The Nature of Kingship
The Weather-World in Nineteenth-Century Vietnam
The Nature of Kingship is an innovative exploration of dynastic power and the environment in nineteenth-century Vietnam. It offers important insights into Vietnamese kingship by delving into the intricate workings of the Nguyễn court and its interactions with the natural world. Weaving together a rich array of sources including official histories, royal poetry, astrological manuals, geography texts, and provincial gazetteers, Kathryn Dyt vividly demonstrates how Nguyễn governance and court hierarchies were intertwined with a powerful, agentive, and emotional “weather-world”—a world inhabited by ecological actors such as rain, wind, land, and skies.
While previous narratives have often faulted Nguyễn rulers for being aloof and detached from their surroundings, this new study considers how Nguyễn dynastic rule was in fact highly responsive to its setting and sensitive to the environment. It shows that Nguyễn kings were not static, inert individuals, cut off from the world, but rather were intensely engaged with their environment and its cosmological and spiritual dimensions. Placing kings in the thick of lived experience, in a land perceived to be alive and responsive to human incantations, prayers, and pleas, this account demonstrates how Nguyễn rulers consolidated their authority through displays of superior weather knowledge and modes of affective rule rooted in reciprocal emotional resonance with the weather-world. The king’s exemplary affective responsiveness to the weather was central to his preeminence and it was a means by which the court validated its power within Vietnam’s extensive social field. Exploring kingship from phenomenological perspectives, this wide-reaching study addresses diverse forms of court engagement with the environment, including the observation of astronomical and meteorological phenomena, divination practices, rainmaking rituals, travel through the kingdom, the writing of environmental histories, and imperial poetry.
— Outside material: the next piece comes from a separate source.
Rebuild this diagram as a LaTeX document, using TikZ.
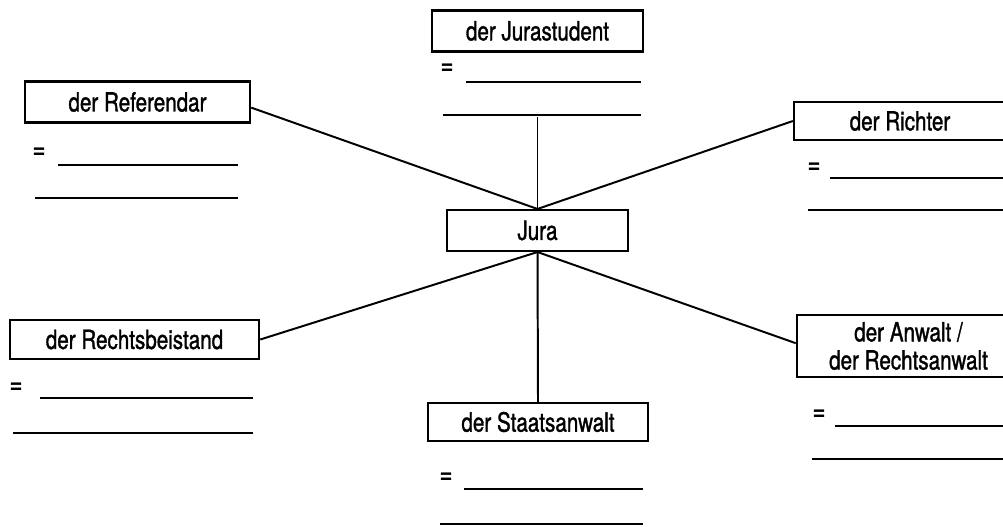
\documentclass[tikz,border=0pt]{standalone}
\usepackage{fontspec}
\newfontfamily\boxfont{TeX Gyre Heros}[FakeStretch=0.78, FakeBold=1.2]
\usetikzlibrary{positioning}

\begin{document}
\begin{tikzpicture}[x=0.025cm, y=-0.025cm,
    word/.style={draw, line width=1.6pt, inner sep=0pt, align=center,
        font=\boxfont\fontsize{18.8}{20}\selectfont},
    link/.style={line width=1.4pt},
    blank/.style={line width=1.5pt},
    eqsign/.style={inner sep=0pt, font=\boxfont\fontsize{20}{20}\selectfont}
]
    \useasboundingbox (0,0) rectangle (1003,526);

    % Boxes
    \node[word, minimum width=5.28cm, minimum height=1.02cm] (stud) at (537.5,31) {der Jurastudent};
    \node[word, minimum width=5.63cm, minimum height=1.02cm] (ref) at (137.5,102) {der Referendar};
    \node[word, minimum width=5.3cm, minimum height=0.95cm] (richt) at (900,121) {der Richter};
    \node[word, minimum width=4.53cm, minimum height=1.02cm] (jura) at (537.5,230.5) {Jura};
    \node[word, minimum width=6.23cm, minimum height=0.98cm] (beist) at (134.5,339.5) {der Rechtsbeistand};
    \node[word, minimum width=5.5cm, minimum height=0.95cm] (staat) at (538,422) {der Staatsanwalt};
    \node[word, minimum width=5.58cm, minimum height=1.55cm] (anw) at (908.5,346) {der Anwalt /\\der Rechtsanwalt};

    % Connectors
    \coordinate (studfoot) at (537.5,117);
    \draw[link] (studfoot) -- (jura.north);
    \draw[link] ([yshift=-4pt]ref.east) -- (jura.north);
    \draw[link] (richt.west) -- (jura.north);
    \draw[link] (beist.east) -- (jura.south);
    \draw[link] ([yshift=2pt]anw.west) -- (jura.south);
    \draw[link] (jura.south) -- (staat.north);

    % Answer lines
    \node[eqsign] (studeq) at (447,69) {=};
    \draw[blank] (466,82) -- (641,82);
    \draw[blank] (443,115) -- (641,115);

    \node[eqsign] (refeq) at (39,153) {=};
    \draw[blank] (58,165) -- (238,165);
    \draw[blank] (35,198) -- (238,198);

    \node[eqsign] (richteq) at (814,168) {=};
    \draw[blank] (830,178) -- (1003,178);
    \draw[blank] (808,210) -- (1003,210);

    \node[eqsign] (beisteq) at (16,388) {=};
    \draw[blank] (40,398) -- (253,398);
    \draw[blank] (13,433) -- (253,433);

    \node[eqsign] (staateq) at (446,478) {=};
    \draw[blank] (464,489) -- (643,489);
    \draw[blank] (440,524) -- (643,524);

    \node[eqsign] (anweq) at (819,415) {=};
    \draw[blank] (835,426) -- (1003,426);
    \draw[blank] (812,459) -- (1003,459);

\end{tikzpicture}
\end{document}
Kathryn Dyt’s The Nature of Kingship is an exciting and important contribution to our understanding of nineteenth-century Vietnamese kingship as seen through the lens of weather. Her highly engaging book, based on a wide reading of primary sources and secondary scholarship, explores how Vietnamese emperors thought about and sought to control weather phenomena throughout their kingdom. Dyt convincingly demonstrates that both phenomenological and conceptual weather elements were central to imperial thinking and to Vietnamese rule more generally. In doing so, she challenges conventional portrayals of these emperors simply as military or political strategists, rather than as rulers with particular relationships to their lands and people.
Kathryn Dyt is a British Academy Postdoctoral Fellow in the History Department at SOAS, University of London.